[Source code of charts]
>> START
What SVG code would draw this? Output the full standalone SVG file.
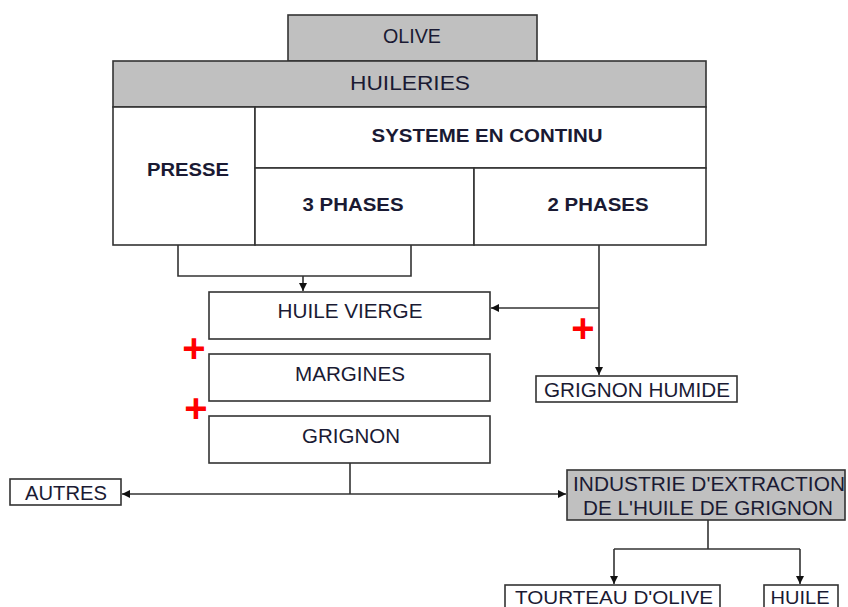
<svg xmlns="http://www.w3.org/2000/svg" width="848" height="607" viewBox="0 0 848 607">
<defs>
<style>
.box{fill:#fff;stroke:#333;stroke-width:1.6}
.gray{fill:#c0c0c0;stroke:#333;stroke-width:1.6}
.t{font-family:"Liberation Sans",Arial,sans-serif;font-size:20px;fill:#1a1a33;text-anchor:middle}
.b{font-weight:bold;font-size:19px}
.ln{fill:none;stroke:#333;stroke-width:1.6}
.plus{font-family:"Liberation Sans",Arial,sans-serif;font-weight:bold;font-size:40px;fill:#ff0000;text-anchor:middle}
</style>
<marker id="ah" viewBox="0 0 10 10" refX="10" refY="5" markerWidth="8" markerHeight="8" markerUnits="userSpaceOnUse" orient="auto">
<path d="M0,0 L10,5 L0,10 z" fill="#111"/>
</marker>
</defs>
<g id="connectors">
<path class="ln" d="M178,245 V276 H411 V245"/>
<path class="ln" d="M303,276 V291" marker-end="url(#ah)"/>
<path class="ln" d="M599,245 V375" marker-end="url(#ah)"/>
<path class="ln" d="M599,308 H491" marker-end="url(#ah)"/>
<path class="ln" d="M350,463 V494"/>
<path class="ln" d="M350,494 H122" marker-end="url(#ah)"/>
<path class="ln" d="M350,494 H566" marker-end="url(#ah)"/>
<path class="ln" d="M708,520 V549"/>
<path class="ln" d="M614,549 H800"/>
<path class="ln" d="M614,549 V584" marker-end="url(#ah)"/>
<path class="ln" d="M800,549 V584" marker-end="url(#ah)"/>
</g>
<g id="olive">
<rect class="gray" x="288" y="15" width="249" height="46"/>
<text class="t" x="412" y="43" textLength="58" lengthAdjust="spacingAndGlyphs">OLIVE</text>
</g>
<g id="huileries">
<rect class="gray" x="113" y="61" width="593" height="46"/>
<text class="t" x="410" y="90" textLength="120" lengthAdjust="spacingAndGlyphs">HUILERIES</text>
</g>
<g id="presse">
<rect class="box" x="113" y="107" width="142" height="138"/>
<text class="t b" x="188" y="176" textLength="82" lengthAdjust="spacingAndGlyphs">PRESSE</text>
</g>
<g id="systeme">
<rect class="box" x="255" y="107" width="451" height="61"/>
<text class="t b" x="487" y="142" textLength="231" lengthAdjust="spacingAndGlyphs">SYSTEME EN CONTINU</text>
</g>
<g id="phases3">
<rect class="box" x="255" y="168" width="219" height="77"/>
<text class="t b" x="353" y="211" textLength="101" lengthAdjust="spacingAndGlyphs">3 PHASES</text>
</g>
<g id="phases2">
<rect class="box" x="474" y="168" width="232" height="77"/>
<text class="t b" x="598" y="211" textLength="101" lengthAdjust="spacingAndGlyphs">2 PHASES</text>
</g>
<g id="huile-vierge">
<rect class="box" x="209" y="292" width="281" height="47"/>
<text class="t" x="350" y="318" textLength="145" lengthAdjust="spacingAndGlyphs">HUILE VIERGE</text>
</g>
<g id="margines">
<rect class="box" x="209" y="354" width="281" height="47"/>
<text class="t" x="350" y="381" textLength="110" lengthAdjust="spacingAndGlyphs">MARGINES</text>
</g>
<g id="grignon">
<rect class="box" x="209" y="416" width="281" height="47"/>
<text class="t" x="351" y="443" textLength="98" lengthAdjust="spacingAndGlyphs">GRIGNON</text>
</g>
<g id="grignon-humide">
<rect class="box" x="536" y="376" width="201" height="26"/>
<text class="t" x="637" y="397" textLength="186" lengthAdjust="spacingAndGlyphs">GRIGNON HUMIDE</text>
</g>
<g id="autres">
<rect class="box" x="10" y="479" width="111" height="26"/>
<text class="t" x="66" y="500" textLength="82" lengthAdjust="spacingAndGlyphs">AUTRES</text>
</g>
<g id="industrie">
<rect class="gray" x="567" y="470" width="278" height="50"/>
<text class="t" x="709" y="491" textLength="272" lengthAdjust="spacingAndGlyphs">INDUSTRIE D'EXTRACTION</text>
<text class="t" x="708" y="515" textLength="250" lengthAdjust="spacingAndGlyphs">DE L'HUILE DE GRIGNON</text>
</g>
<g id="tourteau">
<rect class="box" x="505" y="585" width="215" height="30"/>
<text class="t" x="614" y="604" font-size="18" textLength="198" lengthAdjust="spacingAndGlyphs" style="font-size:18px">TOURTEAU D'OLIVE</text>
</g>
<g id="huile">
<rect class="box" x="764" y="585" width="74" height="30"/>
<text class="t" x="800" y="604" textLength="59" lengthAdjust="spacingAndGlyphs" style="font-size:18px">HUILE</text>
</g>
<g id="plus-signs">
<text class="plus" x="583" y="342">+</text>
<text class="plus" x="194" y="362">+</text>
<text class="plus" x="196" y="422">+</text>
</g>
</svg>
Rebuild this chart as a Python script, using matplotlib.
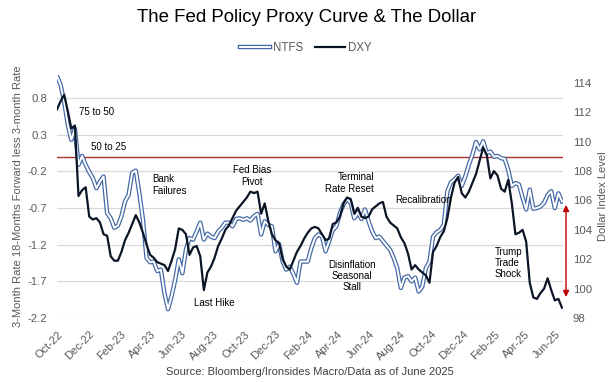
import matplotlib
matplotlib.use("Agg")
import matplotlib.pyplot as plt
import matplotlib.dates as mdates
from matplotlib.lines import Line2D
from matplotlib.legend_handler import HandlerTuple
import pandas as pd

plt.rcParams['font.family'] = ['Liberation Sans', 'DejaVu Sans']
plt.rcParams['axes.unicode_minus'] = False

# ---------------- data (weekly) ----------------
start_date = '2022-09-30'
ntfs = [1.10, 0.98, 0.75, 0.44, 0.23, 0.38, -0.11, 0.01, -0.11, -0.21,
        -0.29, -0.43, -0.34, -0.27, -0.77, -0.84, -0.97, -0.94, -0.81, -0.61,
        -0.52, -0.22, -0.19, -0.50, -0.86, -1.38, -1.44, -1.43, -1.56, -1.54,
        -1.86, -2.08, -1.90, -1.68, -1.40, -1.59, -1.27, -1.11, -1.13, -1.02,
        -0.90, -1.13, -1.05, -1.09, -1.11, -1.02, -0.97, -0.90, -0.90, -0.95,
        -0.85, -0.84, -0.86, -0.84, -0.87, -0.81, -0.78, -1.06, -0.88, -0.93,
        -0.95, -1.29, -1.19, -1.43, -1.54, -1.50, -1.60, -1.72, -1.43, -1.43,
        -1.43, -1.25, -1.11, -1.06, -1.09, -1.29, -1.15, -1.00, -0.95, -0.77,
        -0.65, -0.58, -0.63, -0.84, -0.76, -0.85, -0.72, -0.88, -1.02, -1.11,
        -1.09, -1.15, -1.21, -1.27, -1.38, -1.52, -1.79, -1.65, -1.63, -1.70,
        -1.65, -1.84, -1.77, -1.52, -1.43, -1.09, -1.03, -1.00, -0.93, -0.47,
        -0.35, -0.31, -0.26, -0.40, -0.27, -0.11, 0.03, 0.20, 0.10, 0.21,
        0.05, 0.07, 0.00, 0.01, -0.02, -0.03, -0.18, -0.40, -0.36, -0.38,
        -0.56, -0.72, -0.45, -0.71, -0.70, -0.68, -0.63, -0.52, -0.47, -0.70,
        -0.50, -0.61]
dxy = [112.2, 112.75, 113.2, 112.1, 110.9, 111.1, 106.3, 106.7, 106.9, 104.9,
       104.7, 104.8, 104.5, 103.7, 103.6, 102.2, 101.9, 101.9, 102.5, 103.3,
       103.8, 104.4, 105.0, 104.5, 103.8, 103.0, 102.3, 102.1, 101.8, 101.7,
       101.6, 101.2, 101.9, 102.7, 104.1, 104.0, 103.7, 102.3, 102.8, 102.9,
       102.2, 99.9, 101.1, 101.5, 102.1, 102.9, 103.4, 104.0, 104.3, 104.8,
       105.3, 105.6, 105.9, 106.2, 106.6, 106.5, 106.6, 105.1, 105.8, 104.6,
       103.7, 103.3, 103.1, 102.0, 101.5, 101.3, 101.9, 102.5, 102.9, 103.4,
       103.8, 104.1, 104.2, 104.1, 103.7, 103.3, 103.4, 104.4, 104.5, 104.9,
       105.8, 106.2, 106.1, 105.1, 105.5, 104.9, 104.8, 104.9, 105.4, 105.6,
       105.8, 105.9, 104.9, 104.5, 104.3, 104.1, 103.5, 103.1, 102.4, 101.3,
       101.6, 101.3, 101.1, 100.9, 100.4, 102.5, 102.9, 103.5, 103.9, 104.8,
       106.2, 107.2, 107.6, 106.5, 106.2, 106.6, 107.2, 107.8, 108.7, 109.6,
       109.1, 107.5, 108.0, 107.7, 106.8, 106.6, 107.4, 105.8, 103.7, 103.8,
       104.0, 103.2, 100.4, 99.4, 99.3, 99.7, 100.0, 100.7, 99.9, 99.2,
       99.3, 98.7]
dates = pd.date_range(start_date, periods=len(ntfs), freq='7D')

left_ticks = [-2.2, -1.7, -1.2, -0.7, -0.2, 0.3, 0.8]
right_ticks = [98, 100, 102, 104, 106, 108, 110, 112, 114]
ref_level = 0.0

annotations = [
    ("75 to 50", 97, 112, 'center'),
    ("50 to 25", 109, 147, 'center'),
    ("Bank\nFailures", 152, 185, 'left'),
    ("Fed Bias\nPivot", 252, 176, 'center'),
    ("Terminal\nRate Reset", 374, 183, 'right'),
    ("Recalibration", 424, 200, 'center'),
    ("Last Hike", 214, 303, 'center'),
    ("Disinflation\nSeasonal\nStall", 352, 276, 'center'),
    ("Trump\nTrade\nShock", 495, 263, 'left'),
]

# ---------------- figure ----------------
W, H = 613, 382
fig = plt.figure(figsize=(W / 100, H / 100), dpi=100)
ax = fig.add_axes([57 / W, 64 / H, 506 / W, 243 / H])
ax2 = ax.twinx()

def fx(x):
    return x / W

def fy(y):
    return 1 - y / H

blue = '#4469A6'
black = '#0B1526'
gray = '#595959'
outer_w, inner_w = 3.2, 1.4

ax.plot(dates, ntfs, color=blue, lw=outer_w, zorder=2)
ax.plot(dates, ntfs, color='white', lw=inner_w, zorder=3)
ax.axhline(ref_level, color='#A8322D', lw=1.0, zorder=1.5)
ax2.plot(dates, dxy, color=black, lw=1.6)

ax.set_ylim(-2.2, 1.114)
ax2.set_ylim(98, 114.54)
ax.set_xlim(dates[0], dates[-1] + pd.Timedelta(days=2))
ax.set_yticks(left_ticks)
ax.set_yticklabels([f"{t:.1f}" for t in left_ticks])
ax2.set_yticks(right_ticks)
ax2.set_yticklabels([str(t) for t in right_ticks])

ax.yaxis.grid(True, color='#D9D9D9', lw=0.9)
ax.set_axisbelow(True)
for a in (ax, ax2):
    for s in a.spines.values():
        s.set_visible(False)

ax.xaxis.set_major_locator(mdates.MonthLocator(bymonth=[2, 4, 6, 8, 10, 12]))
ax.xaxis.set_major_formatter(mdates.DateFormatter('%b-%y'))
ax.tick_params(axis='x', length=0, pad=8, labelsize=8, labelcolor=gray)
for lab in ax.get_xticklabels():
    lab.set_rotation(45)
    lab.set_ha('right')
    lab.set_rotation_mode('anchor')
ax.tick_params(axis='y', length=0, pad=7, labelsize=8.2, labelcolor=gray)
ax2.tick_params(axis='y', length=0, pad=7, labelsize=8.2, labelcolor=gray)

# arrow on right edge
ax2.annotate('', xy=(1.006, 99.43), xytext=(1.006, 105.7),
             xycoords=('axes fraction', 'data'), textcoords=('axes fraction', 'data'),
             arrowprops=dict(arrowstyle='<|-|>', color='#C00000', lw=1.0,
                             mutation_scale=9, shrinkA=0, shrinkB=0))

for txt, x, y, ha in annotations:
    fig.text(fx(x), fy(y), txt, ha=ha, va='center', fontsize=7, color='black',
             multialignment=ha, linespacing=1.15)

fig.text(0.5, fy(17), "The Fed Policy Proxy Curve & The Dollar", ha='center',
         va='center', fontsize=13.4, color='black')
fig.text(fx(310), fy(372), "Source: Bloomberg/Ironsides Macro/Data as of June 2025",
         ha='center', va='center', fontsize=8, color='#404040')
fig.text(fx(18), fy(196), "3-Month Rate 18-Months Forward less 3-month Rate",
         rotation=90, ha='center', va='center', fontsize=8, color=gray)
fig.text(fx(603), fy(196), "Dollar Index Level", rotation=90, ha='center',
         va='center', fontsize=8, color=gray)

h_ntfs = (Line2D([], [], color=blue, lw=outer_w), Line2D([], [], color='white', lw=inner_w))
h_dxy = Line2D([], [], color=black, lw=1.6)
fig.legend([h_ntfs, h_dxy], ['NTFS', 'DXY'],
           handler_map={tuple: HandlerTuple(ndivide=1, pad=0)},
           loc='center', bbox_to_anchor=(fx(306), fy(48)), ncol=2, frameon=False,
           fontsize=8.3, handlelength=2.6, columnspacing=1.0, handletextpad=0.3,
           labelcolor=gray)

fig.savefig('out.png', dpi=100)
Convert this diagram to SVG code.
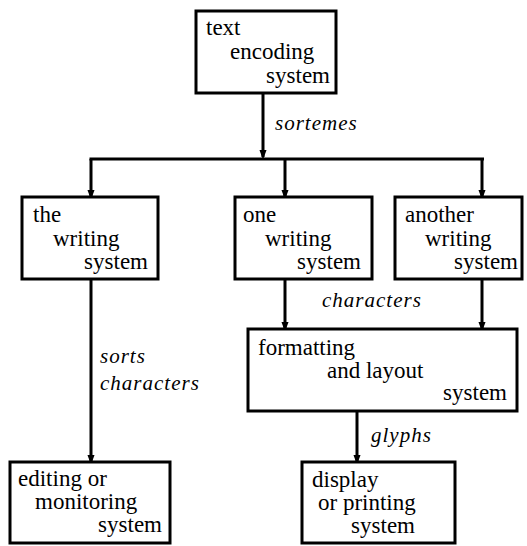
>> END
_GIVEN EXERCISE_: Locate the word "matplotlib" in the data above. Copy every line carrying it.

_RESPONSE BELOW_:
Rebuild this chart as a Python script, using matplotlib.
import matplotlib
matplotlib.use("Agg")
import matplotlib.pyplot as plt
import matplotlib.dates as mdates
from matplotlib.lines import Line2D
from matplotlib.legend_handler import HandlerTuple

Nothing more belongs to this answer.